Location: Plant, Soil and Nutrition ResearchTitle: Chilling-induced tomato flavor loss is associated with altered volatile synthesis and transient changes in DNA methylation
|ZHANG, BO - University Of Florida|
|TIEMAN, DENISE - University Of Florida|
|CHEN, JIAO - Boyce Thompson Institute|
|XU, YIMIN - Boyce Thompson Institute|
|CHEN, KUNSONG - Zheijiang University|
|FEI, ZHANGJUN - Boyce Thompson Institute|
|KLEE, HARRY - University Of Florida|
Submitted to: Proceedings of the National Academy of Sciences
Publication Type: Peer Reviewed Journal
Publication Acceptance Date: 8/24/2016
Publication Date: 11/1/2016
Citation: Zhang, B., Tieman, D., Chen, J., Xu, Y., Chen, K., Fei, Z., Giovannoni, J.J., Klee, H. 2016. Chilling-induced tomato flavor loss is associated with altered volatile synthesis and transient changes in DNA methylation. Proceedings of the National Academy of Sciences. 113:12580-12585.
Interpretive Summary: The modern commercial tomato is widely perceived as lacking flavor and is a major source of consumer dissatisfaction. Postharvest handling and retail systems are major contributors to poor flavor, particularly the commonly used practice of chilling fruit. Many consumers store purchased fruits in the refrigerator, further contributing to flavor deterioration. Tomato flavor is produced by a combination of sugars, acids, and volatiles. Production of flavor-associated volatiles is sensitive to temperatures below 12 °C and loss of volatiles has been observed during cold storage. In contrast, taste-related chemicals, sugars, and acids, are not significantly affected by cold storage. In addition to the economic impact of flavor quality loss, the tomato fruit provides an ideal system in which to examine the effects of environmental stress on a genome scale.

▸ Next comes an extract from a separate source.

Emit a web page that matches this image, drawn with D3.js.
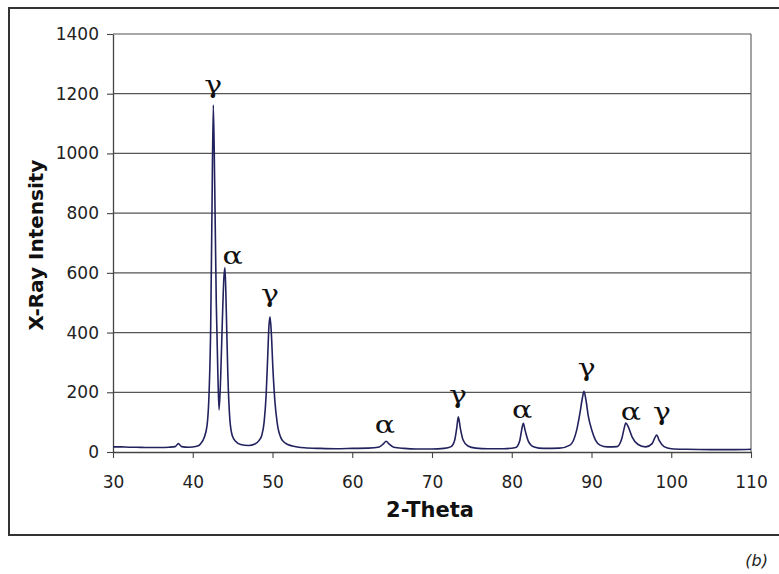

Here, we provide a comprehensive analysis of the effect of chilling on the transcriptome and flavor metabolome. The large transcriptional reprogramming that occurred in response to chilling and following a recovery period was correlated with alterations in DNA methylation indicating a role for reversible effects on the genome in mediating fruit quality traits through altered gene expression. We demonstrate that targeted genes of chilling include regulators of ripening including key transcriptional regulators. These provide targets for optimizing chilling tolerance and fruit quality.
Technical Abstract: Commercial tomatoes are widely perceived by consumers as lacking flavor. A major part of that problem is a postharvest handling system that chills fruit. Low-temperature storage is widely used to slow ripening and reduce decay. However, chilling results in loss of flavor. Flavor-associated volatiles are sensitive to temperatures below 12 °C, and their loss greatly reduces flavor quality. Here, we provide a comprehensive view of the effects of chilling on flavor and volatiles associated with consumer liking. Reduced levels of specific volatiles are associated with significant reductions in transcripts encoding key volatile synthesis enzymes. Although expression of some genes critical to volatile synthesis recovers after a return to 20 °C, some genes do not. RNAs encoding transcription factors essential for ripening, including RIPENING INHIBITOR (RIN), NONRIPENING, and COLORLESS NONRIPENING are reduced in response to chilling and may be responsible for reduced transcript levels in many downstream genes during chilling. Those reductions are accompanied by major changes in the methylation status of promoters, including RIN. Methylation changes are transient and may contribute to the fidelity of gene expression required to provide maximal beneficial environmental response with minimal tangential influence on broader fruit developmental biology.